Je ne voterai pas ces deux amendements, non que j'estime qu'ils ne seraient pas à leur place dans le présent texte, mais tout simplement parce que je n'en partage pas du tout la philosophie. Je crois que l'on peut se définir comme abolitionniste, en référence à la convention de 1949, sans considérer que cela doive se traduire par une criminalisation croissante à la fois des prostituées et des clients.
L'exemple de la Suède suscite débat. Plusieurs études ont montré que la pénalisation des clients n'était pas, alors que c'est ce que ces amendements proposent, la solution. Il s'est produit des phénomènes de déplacement de la prostitution aux frontières, une précarisation accrue. Certains chercheurs, intellectuels, militants s'interrogent sur l'efficacité de cette politique.

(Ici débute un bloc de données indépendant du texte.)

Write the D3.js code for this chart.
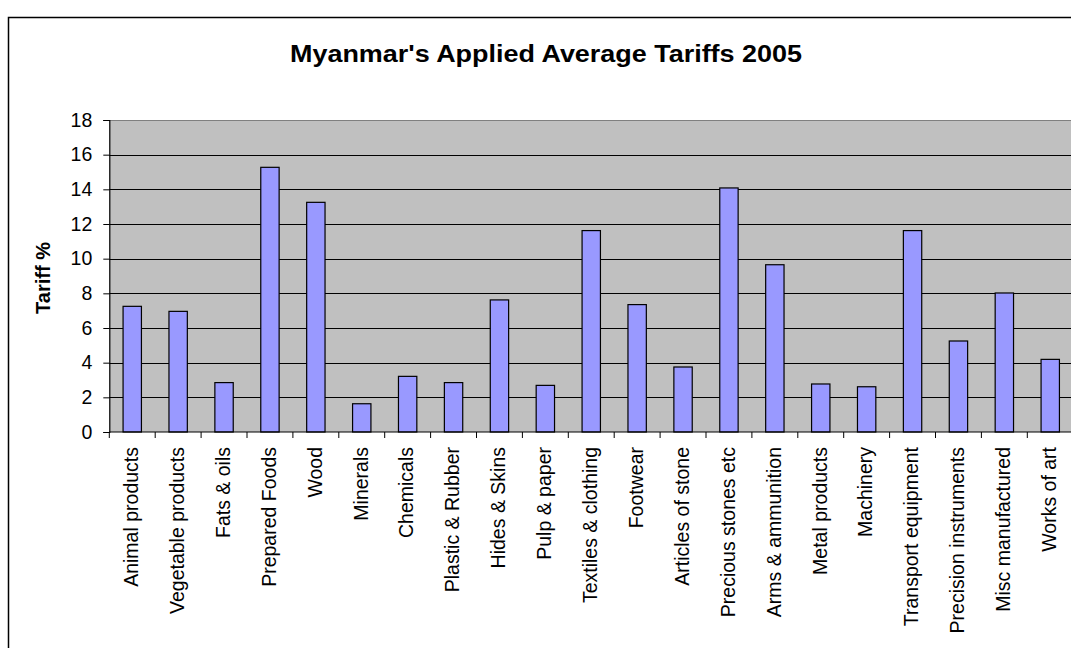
<!DOCTYPE html>
<html>
<head>
<meta charset="utf-8">
<script src="https://cdn.jsdelivr.net/npm/d3@7"></script>
<style>
  html, body { margin: 0; padding: 0; background: #fff; }
  svg { display: block; }
  text { font-family: "Liberation Sans", Arial, sans-serif; fill: #000; }
</style>
</head>
<body>
<svg id="chart" width="1071" height="648"></svg>
<script>
const categories = ["Animal products", "Vegetable products", "Fats & oils", "Prepared Foods", "Wood",
  "Minerals", "Chemicals", "Plastic & Rubber", "Hides & Skins", "Pulp & paper", "Textiles & clothing",
  "Footwear", "Articles of stone", "Precious stones etc", "Arms & ammunition", "Metal products",
  "Machinery", "Transport equipment", "Precision instruments", "Misc manufactured", "Works of art"];
const tariffs = [7.25, 6.96, 2.85, 15.27, 13.25, 1.63, 3.21, 2.85, 7.62, 2.69, 11.62,
  7.35, 3.75, 14.08, 9.65, 2.77, 2.61, 11.62, 5.25, 8.02, 4.19];
const yTicks = [0, 2, 4, 6, 8, 10, 12, 14, 16, 18];
const titleText = "Myanmar's Applied Average Tariffs 2005";
const yTitle = "Tariff %";

const svg = d3.select("#chart");
const plot = { left: 109.3, top: 120, right: 1073.2, bottom: 432 };

// outer frame
svg.append("rect")
  .attr("x", 8.5).attr("y", 17.5)
  .attr("width", 1100).attr("height", 700)
  .attr("fill", "#fff").attr("stroke", "#000").attr("stroke-width", 1.5);

const x = d3.scaleBand().domain(categories)
  .range([plot.left, plot.right]).paddingInner(0.6).paddingOuter(0.3);
const y = d3.scaleLinear().domain([0, 18]).range([plot.bottom, plot.top]);

// plot background
svg.append("rect")
  .attr("x", plot.left).attr("y", plot.top)
  .attr("width", plot.right - plot.left).attr("height", plot.bottom - plot.top)
  .attr("fill", "#C0C0C0");

// top border of plot area
svg.append("line")
  .attr("x1", plot.left).attr("x2", plot.right)
  .attr("y1", plot.top + 0.5).attr("y2", plot.top + 0.5)
  .attr("stroke", "#808080").attr("stroke-width", 1);

// gridlines
svg.append("g").selectAll("line")
  .data(yTicks.filter(d => d > 0 && d < 18))
  .join("line")
  .attr("x1", plot.left).attr("x2", plot.right)
  .attr("y1", d => Math.round(y(d)) + 0.5).attr("y2", d => Math.round(y(d)) + 0.5)
  .attr("stroke", "#000").attr("stroke-width", 1);

// bars
svg.append("g").selectAll("rect")
  .data(categories.map((c, i) => ({ c, v: tariffs[i] })))
  .join("rect")
  .attr("x", d => x(d.c))
  .attr("y", d => y(d.v))
  .attr("width", x.bandwidth())
  .attr("height", d => y(0) - y(d.v))
  .attr("fill", "#9999FF")
  .attr("stroke", "#000").attr("stroke-width", 1.2);

// y axis
const yAxis = d3.axisLeft(y).tickValues(yTicks).tickSize(6).tickPadding(11);
const gy = svg.append("g").attr("transform", `translate(${plot.left},0)`).call(yAxis);
gy.select(".domain").attr("stroke", "#000").attr("stroke-width", 1.2);
gy.selectAll(".tick line").attr("stroke", "#000");
gy.selectAll(".tick text").style("font-size", "19.5px").attr("fill", "#000")
  .style("font-family", '"Liberation Sans", Arial, sans-serif');

// x axis line
svg.append("line")
  .attr("x1", plot.left).attr("x2", plot.right)
  .attr("y1", plot.bottom).attr("y2", plot.bottom)
  .attr("stroke", "#000").attr("stroke-width", 1.2);

// x ticks at category boundaries
const step = x.step();
const boundaries = categories.map((c, i) => x(c) - x.paddingOuter() * step + 0 * i);
svg.append("g").selectAll("line")
  .data(categories.map(c => x(c) + x.bandwidth() / 2 - step / 2))
  .join("line")
  .attr("x1", d => d).attr("x2", d => d)
  .attr("y1", plot.bottom).attr("y2", plot.bottom + 6)
  .attr("stroke", "#000").attr("stroke-width", 1);

// x labels
svg.append("g").selectAll("text")
  .data(categories)
  .join("text")
  .attr("transform", d => `translate(${x(d) + x.bandwidth() / 2 - 1},447) rotate(-90)`)
  .attr("text-anchor", "end")
  .attr("dy", "0.35em")
  .style("font-size", "19.5px")
  .text(d => d);

// title
svg.append("text")
  .attr("x", 546).attr("y", 62)
  .attr("text-anchor", "middle")
  .style("font-size", "23.5px").style("font-weight", "bold")
  .attr("textLength", 512).attr("lengthAdjust", "spacingAndGlyphs")
  .text(titleText);

// y title
svg.append("text")
  .attr("transform", "translate(43,278) rotate(-90)")
  .attr("text-anchor", "middle")
  .attr("dy", "0.35em")
  .style("font-size", "20px").style("font-weight", "bold")
  .text(yTitle);
</script>
</body>
</html>
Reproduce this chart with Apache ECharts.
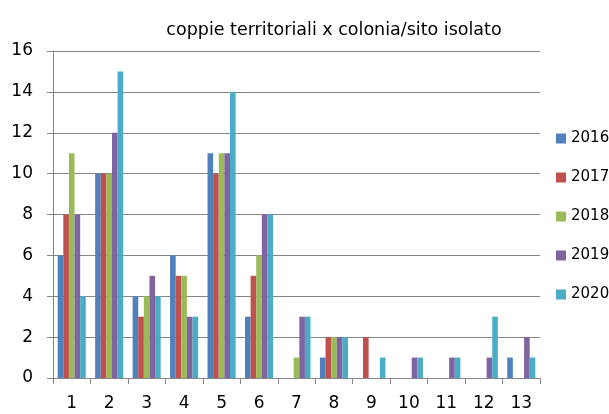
<!DOCTYPE html>
<html><head><meta charset="utf-8">
<script src="https://cdn.jsdelivr.net/npm/echarts@6/dist/echarts.min.js"></script>
<style>html,body{margin:0;padding:0;background:#fff}#c{width:609px;height:414px}</style>
</head><body><div id="c"></div>
<script>
const categories = ['1','2','3','4','5','6','7','8','9','10','11','12','13'];
const years = ['2016','2017','2018','2019','2020'];
const s2016 = [6,10,4,6,11,3,0,1,0,0,0,0,1];
const s2017 = [8,10,3,5,10,5,0,2,2,0,0,0,0];
const s2018 = [11,10,4,5,11,6,1,2,0,0,0,0,0];
const s2019 = [8,12,5,3,11,8,3,2,0,1,1,1,2];
const s2020 = [4,15,4,3,14,8,3,2,1,1,1,3,1];
const yTicks = [0,2,4,6,8,10,12,14,16];
const colors = ['#4F81BD','#C0504D','#9BBB59','#8064A2','#4BACC6'];
const values = [s2016,s2017,s2018,s2019,s2020];
const font = '"DejaVu Sans", sans-serif';
const chart = echarts.init(document.getElementById('c'));
chart.setOption({
  animation:false,
  title:{text:'coppie territoriali x colonia/sito isolato',left:329,top:16,textAlign:'center',
    textStyle:{fontFamily:font,fontSize:17.5,fontWeight:'normal',color:'#000'}},
  legend:{orient:'vertical',left:556,top:131,padding:0,itemWidth:10,itemHeight:10,itemGap:24,
    icon:'rect',textStyle:{fontFamily:font,fontSize:15,color:'#000'},data:years},
  grid:{left:53,right:69,top:51,bottom:36,containLabel:false},
  xAxis:{type:'category',data:categories,
    axisLine:{lineStyle:{color:'#868686',width:1}},
    axisTick:{show:true,length:6,lineStyle:{color:'#868686'}},
    axisLabel:{fontFamily:font,fontSize:17,color:'#000',margin:17}},
  yAxis:{type:'value',min:yTicks[0],max:yTicks[yTicks.length-1],interval:2,
    axisLine:{show:true,lineStyle:{color:'#868686',width:1}},
    axisTick:{show:true,length:6,lineStyle:{color:'#868686'}},
    splitLine:{lineStyle:{color:'#868686',width:1}},
    axisLabel:{fontFamily:font,fontSize:17,color:'#000',margin:20}},
  series: years.map((y,i)=>({name:y,type:'bar',data:values[i],barGap:'0%',barCategoryGap:'25%',
    itemStyle:{color:colors[i]}}))
});
</script></body></html>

Les arguments que vous avez utilisés sont les mêmes que ceux qui ont présidé à l'adoption du fameux délit de racolage passif, qu'Esther Benbassa a eu l'intelligence et le courage de faire abolir au Sénat. La majorité de l'époque avait utilisé les mêmes termes pour criminaliser l'activité des prostituées, les rejetant dans une plus grande marginalité, clandestinité et précarité, en contradiction même avec la philosophie de la convention de 1949, qui ne présente pas les prostituées comme coupables mais comme victimes.